The display, which will run through March, will feature:

  • Women who were a part of the first graduating class in 1968; of the original 12 undergraduate students who graduated from the Capitol Campus, more than half were women.
  • Twyla Brown, a Student Affairs staff secretary who earned the 1971 Capitolite dedication in which students wrote, “with her concern and kindness she converted that [Student Affairs] office into a ‘home’ away from home.”
  • Jean Kresge, who organized the college’s first health fair in 1980.
  • The Commission for Women, established in 1981.
  • Barbara Thompson, who helped establish the Office of Multicultural Recruitment and Community Affairs.
  • Alice Marshall, a Harrisburg-area journalist and researcher who collected materials related to women’s history and donated the collection to the college in 1991.

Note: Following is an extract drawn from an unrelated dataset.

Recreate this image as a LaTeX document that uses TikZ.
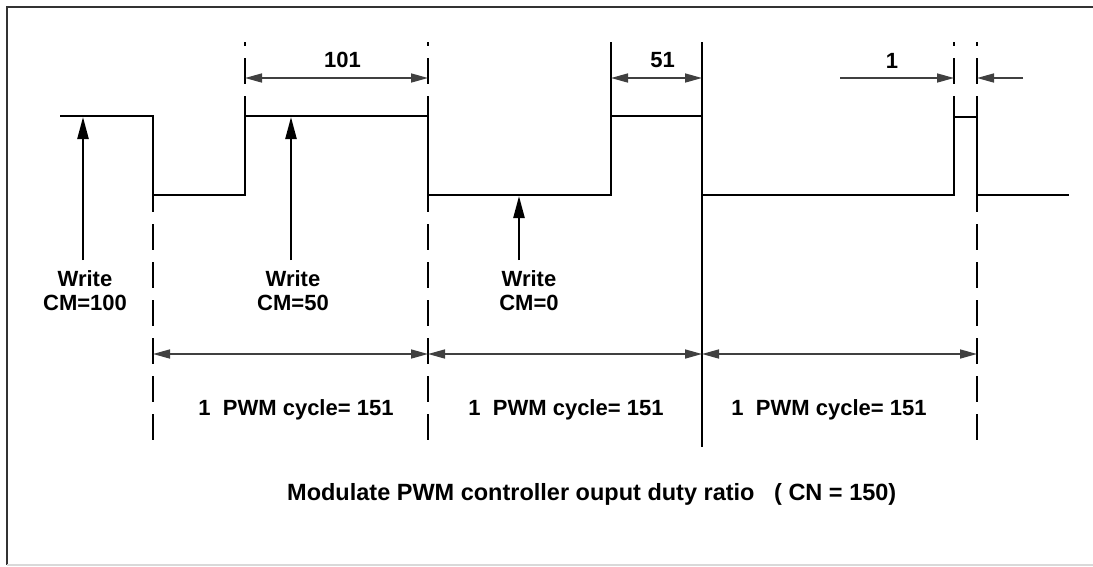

  • The women’s studies minor created in 1996 with Carol Nechemias, associate professor emerita of public policy and political science in the School of Public Affairs, as one of the committee leaders.
  • Madlyn Hanes, who in 2000 was named college provost and dean, a title later changed to chancellor
  • Felicia Brown-Haywood, retired director of Student Affairs, who earned the 2006 James Robinson Equal Opportunity Award presented by the Penn State Alumni Association, acknowledging her passion and advocacy for diversity and cross-cultural communication.
  • Oranee Tawatnuntachai, associate professor of finance, who in 2010 won the Teaching Fellow Award for Teaching Excellence from the Penn State Alumni Association after previously earning the Excellence in Teaching Award in 2008. She was the second Penn State Harrisburg professor to earn both awards and only the fourth Penn State professor to do so.
  • "Walk a Mile in Her Shoes" gathered more than 100 participants in its inaugural year, 2014.
  • Beverly Cigler, distinguished professor emerita of public policy and administration, in 2015, was the first woman at the college to earn a "Distinguished Faculty" title when she was named distinguished professor of public policy and administration.

These and other stories about women’s history at Penn State Harrisburg also can be found at the 50 Years of Women @ Penn State Harrisburg blog photo series.